Rubus elegantulus

Scientific classification
- Kingdom: Plantae
- Clade: Embryophytes
- Clade: Tracheophytes
- Clade: Spermatophytes
- Clade: Angiosperms
- Clade: Eudicots
- Clade: Rosids
- Order: Rosales
- Family: Rosaceae
- Genus: Rubus
- Species: R. elegantulus
- Binomial name: Rubus elegantulus Blanch. 1906
- Synonyms: Rubus adirondackensis L.H.Bailey; Rubus amabilis Blanch.; Rubus amicalis Blanch.; Rubus canadensis var. elegantulus (Blanch.) Farw.; Rubus proprius L.H.Bailey;

= Rubus elegantulus =

- Genus: Rubus
- Species: elegantulus
- Authority: Blanch. 1906
- Synonyms: Rubus adirondackensis L.H.Bailey, Rubus amabilis Blanch., Rubus amicalis Blanch., Rubus canadensis var. elegantulus (Blanch.) Farw., Rubus proprius L.H.Bailey

Berry and plant

Rubus elegantulus, the showy blackberry, is an uncommon North American species of flowering plant in the rose family.

== Description ==
Rubus elegantulus is an erect perennial with stems growing to 60–120 cm tall, with prickles on the angles.

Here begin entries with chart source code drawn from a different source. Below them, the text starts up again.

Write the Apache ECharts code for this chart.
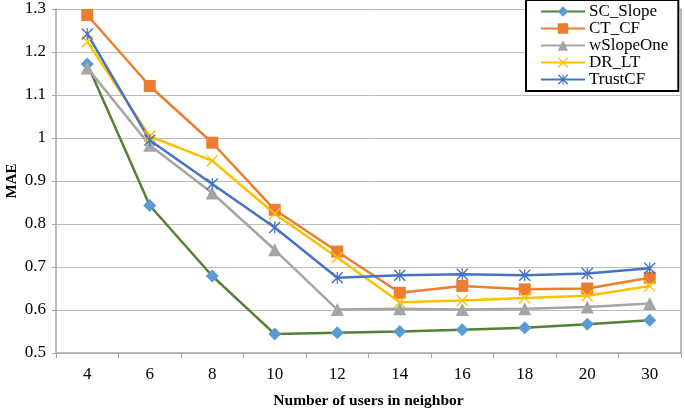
<!DOCTYPE html>
<html>
<head>
<meta charset="utf-8">
<script src="https://cdn.jsdelivr.net/npm/echarts@6/dist/echarts.min.js"></script>
<style>
html,body{margin:0;padding:0;background:#fff;}
#chart{width:685px;height:411px;}
</style>
</head>
<body>
<div id="chart"></div>
<script>
var categories = ['4','6','8','10','12','14','16','18','20','30'];
var scSlope   = [1.172, 0.843, 0.679, 0.544, 0.547, 0.550, 0.554, 0.559, 0.567, 0.576];
var ctCF      = [1.286, 1.121, 0.989, 0.833, 0.736, 0.640, 0.656, 0.648, 0.650, 0.675];
var wSlopeOne = [1.163, 0.983, 0.872, 0.740, 0.601, 0.603, 0.601, 0.603, 0.607, 0.615];
var drLT      = [1.224, 1.004, 0.947, 0.824, 0.722, 0.618, 0.622, 0.628, 0.633, 0.656];
var trustCF   = [1.242, 0.995, 0.893, 0.792, 0.675, 0.681, 0.683, 0.681, 0.685, 0.697];
var seriesNames = ['SC_Slope','CT_CF','wSlopeOne','DR_LT','TrustCF'];

var FONT = '"Liberation Serif", "Times New Roman", serif';
var xPath = 'path://M0,1.7L1.7,0L10,8.3L18.3,0L20,1.7L11.7,10L20,18.3L18.3,20L10,11.7L1.7,20L0,18.3L8.3,10Z';
var starPath = 'path://M0,1.7L1.7,0L10,8.3L18.3,0L20,1.7L11.7,10L20,18.3L18.3,20L10,11.7L1.7,20L0,18.3L8.3,10Z M9,0L11,0L11,20L9,20Z';

function mk(name, data, lineColor, markColor, symbol, size) {
  return {
    name: name, type: 'line', data: data,
    symbol: symbol, symbolSize: size,
    lineStyle: {color: lineColor, width: 2.5},
    itemStyle: {color: markColor},
    emphasis: {disabled: true},
    animation: false
  };
}

var chart = echarts.init(document.getElementById('chart'), null, {renderer: 'canvas'});
chart.setOption({
  backgroundColor: '#fff',
  animation: false,
  grid: {left: 56, right: 4, top: 9, bottom: 58, containLabel: false, outerBoundsMode: 'none'},
  legend: {
    orient: 'vertical', left: 526, top: 0,
    padding: [3, 10, 3, 14],
    borderColor: '#000', borderWidth: 2,
    backgroundColor: '#fff',
    itemWidth: 44, itemHeight: 13, itemGap: 0,
    textStyle: {fontFamily: FONT, fontSize: 17, color: '#000', lineHeight: 17, padding: [0,0,0,-1]},
    data: seriesNames
  },
  xAxis: {
    type: 'category', data: categories, boundaryGap: true,
    name: 'Number of users in neighbor', nameLocation: 'middle', nameGap: 40,
    nameMoveOverlap: false,
    nameTextStyle: {fontFamily: FONT, fontSize: 15.5, fontWeight: 'bold', color: '#000'},
    axisLine: {lineStyle: {color: '#A6A6A6', width: 1.5}},
    axisTick: {show: true, alignWithLabel: false, length: 5, lineStyle: {color: '#A6A6A6'}},
    axisLabel: {fontFamily: FONT, fontSize: 17, color: '#000', margin: 13},
    splitLine: {show: false}
  },
  yAxis: [{
    type: 'value', min: 0.5, max: 1.3, interval: 0.1,
    name: 'MAE', nameLocation: 'middle', nameGap: 36, nameRotate: 90,
    nameMoveOverlap: false,
    nameTextStyle: {fontFamily: FONT, fontSize: 15, fontWeight: 'bold', color: '#000'},
    axisLine: {show: true, lineStyle: {color: '#A6A6A6', width: 1.5}},
    axisTick: {show: true, length: 4, lineStyle: {color: '#A6A6A6'}},
    axisLabel: {fontFamily: FONT, fontSize: 17, color: '#000', margin: 10,
      formatter: function(v){ return String(parseFloat(v.toFixed(1))); }},
    splitLine: {show: true, lineStyle: {color: '#BDBDBD', width: 1}}
  }, {
    type: 'value', min: 0.5, max: 1.3, interval: 0.1, position: 'right',
    axisLine: {show: true, lineStyle: {color: '#A6A6A6', width: 1.5}},
    axisTick: {show: false}, axisLabel: {show: false}, splitLine: {show: false}
  }],
  series: [
    mk('SC_Slope', scSlope, '#548235', '#5B9BD5', 'diamond', 13),
    mk('CT_CF', ctCF, '#ED7D31', '#ED7D31', 'rect', 12),
    mk('wSlopeOne', wSlopeOne, '#A5A5A5', '#A5A5A5', 'triangle', 13),
    mk('DR_LT', drLT, '#FFC000', '#FFC000', xPath, 12),
    mk('TrustCF', trustCF, '#4472C4', '#4472C4', starPath, 12)
  ]
});
</script>
</body>
</html>
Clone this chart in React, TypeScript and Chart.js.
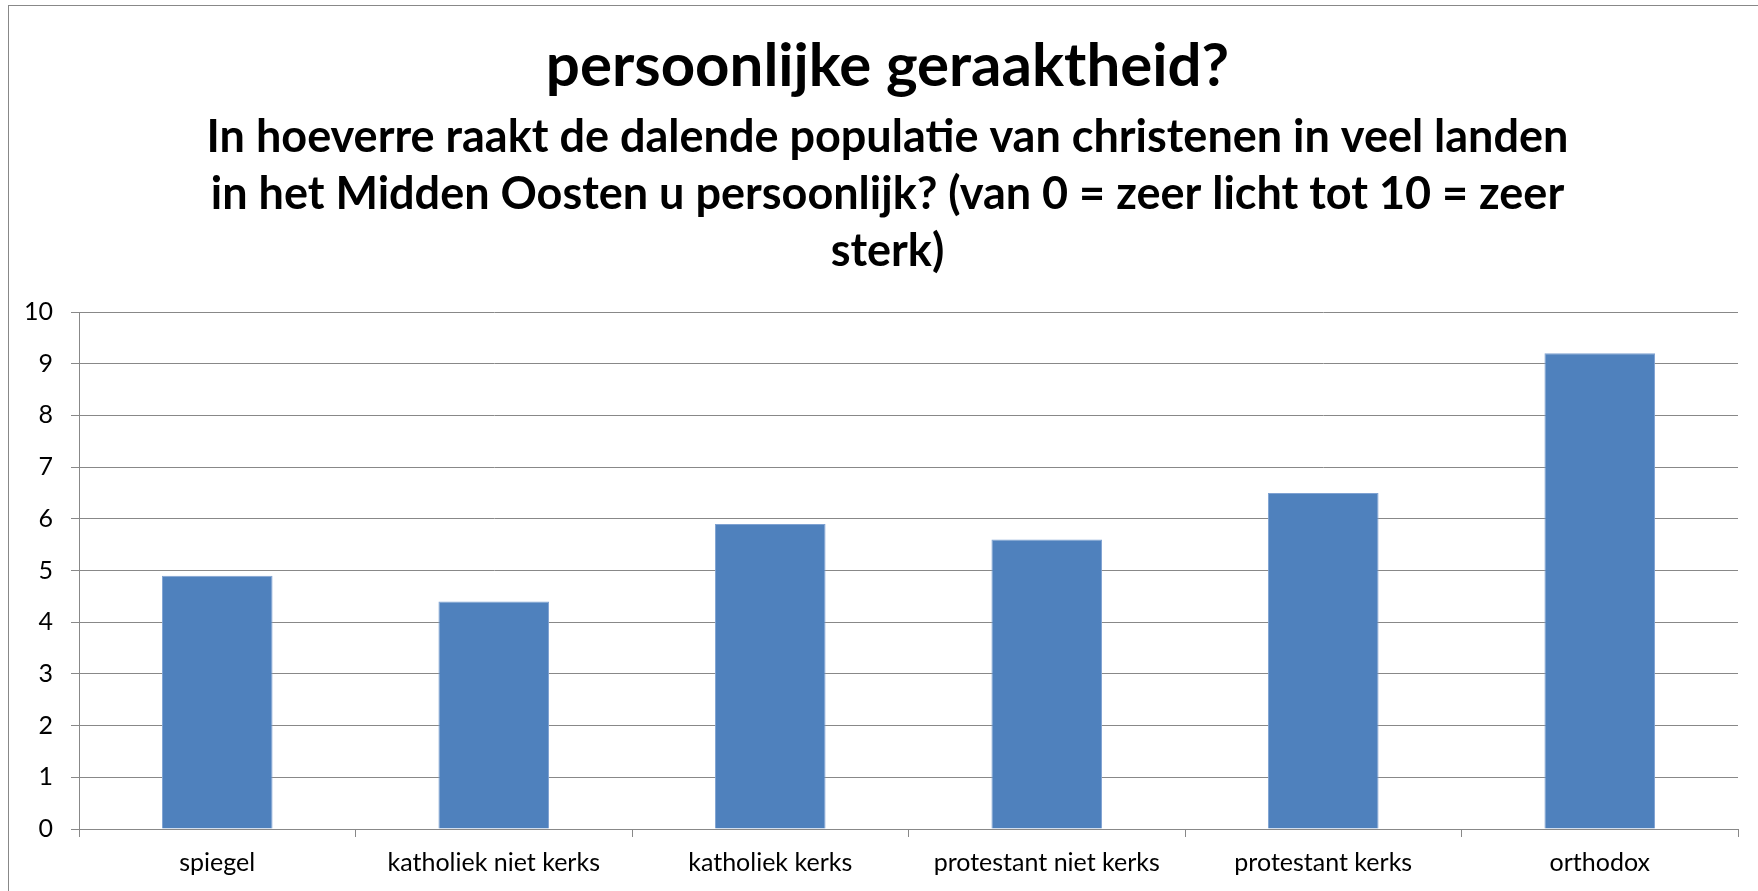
import React, { useEffect, useRef } from "react";
import { Chart, registerables } from "chart.js";

Chart.register(...registerables);

const categories = [
  "spiegel",
  "katholiek niet kerks",
  "katholiek kerks",
  "protestant niet kerks",
  "protestant kerks",
  "orthodox",
];
const values = [4.9, 4.4, 5.9, 5.6, 6.5, 9.2];
const yTicks = [0, 1, 2, 3, 4, 5, 6, 7, 8, 9, 10];
const titleText = "persoonlijke geraaktheid?";
const subtitleLines = [
  "In hoeverre raakt de dalende populatie van christenen in veel landen",
  "in het Midden Oosten u persoonlijk? (van 0 = zeer licht tot 10 = zeer",
  "sterk)",
];

const FONT = "Lato";
const TITLE_SHIFT_X = 14;

const shiftTitles = {
  id: "shiftTitles",
  afterLayout(chart: any) {
    for (const box of chart.boxes) {
      if (box.position === "top" && !box.axis) {
        box.left += TITLE_SHIFT_X;
        box.right += TITLE_SHIFT_X;
      }
    }
  },
};

export default function App() {
  const ref = useRef<HTMLCanvasElement | null>(null);

  useEffect(() => {
    if (!ref.current) return;
    const chart = new Chart(ref.current, {
      type: "bar",
      data: {
        labels: categories,
        datasets: [
          {
            data: values,
            backgroundColor: "#4F81BD",
            borderColor: "#7FA2D2",
            borderWidth: 1,
            categoryPercentage: 1,
            barPercentage: 0.4,
          },
        ],
      },
      plugins: [shiftTitles],
      options: {
        animation: false,
        responsive: true,
        maintainAspectRatio: false,
        layout: { padding: { top: 25, left: 0, right: 20, bottom: 0 } },
        plugins: {
          legend: { display: false },
          tooltip: { enabled: false },
          title: {
            display: true,
            text: titleText,
            color: "#000",
            font: { family: FONT, size: 60, weight: "bold", lineHeight: 1.2 },
            padding: { top: 0, bottom: 0 },
          },
          subtitle: {
            display: true,
            text: subtitleLines,
            color: "#000",
            font: { family: FONT, size: 45, weight: "bold", lineHeight: 57 / 45 },
            padding: { top: 6, bottom: 32 },
          },
        },
        scales: {
          x: {
            afterFit: (scale: any) => {
              scale.height = 62;
            },
            grid: {
              display: true,
              offset: true,
              drawOnChartArea: false,
              drawTicks: true,
              tickLength: 8,
              color: "#888888",
            },
            border: { display: true, color: "#888888", width: 1 },
            ticks: {
              color: "#000",
              font: { family: FONT, size: 25 },
              padding: 11,
              maxRotation: 0,
              autoSkip: false,
            },
          },
          y: {
            min: yTicks[0],
            max: yTicks[yTicks.length - 1],
            afterFit: (scale: any) => {
              scale.width = 70;
            },
            grid: {
              color: "#888888",
              lineWidth: 1,
              tickLength: 8,
              drawTicks: true,
            },
            border: { display: true, color: "#888888", width: 1 },
            ticks: {
              stepSize: 1,
              color: "#000",
              font: { family: FONT, size: 25 },
              padding: 18,
            },
          },
        },
      },
    });
    return () => chart.destroy();
  }, []);

  return (
    <div
      style={{
        position: "absolute",
        left: 8,
        top: 5,
        width: 1750,
        height: 886,
        boxSizing: "border-box",
        borderLeft: "1px solid #888",
        borderTop: "1px solid #888",
        background: "#fff",
      }}
    >
      <canvas ref={ref} />
    </div>
  );
}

The leaves are palmately compound with five leaflets, slightly darker on the upper surface than on the lower. The fruits are black, nearly spherical.

== Taxonomy ==

The genetics of Rubus is extremely complex, so that it is difficult to decide on which groups should be recognized as species. There are many rare species with limited ranges such as this. Further study is suggested to clarify the taxonomy. Some studies have suggested that R. elegantulus may have originated as a hybrid between R. allegheniensis and R. pensilvanicus.

== Distribution and habitat ==
The species grows in the northeastern and north-central United States (from Maine to West Virginia, plus Wisconsin and Minnesota) and eastern Canada (Québec, Newfoundland, and all three Maritime Provinces).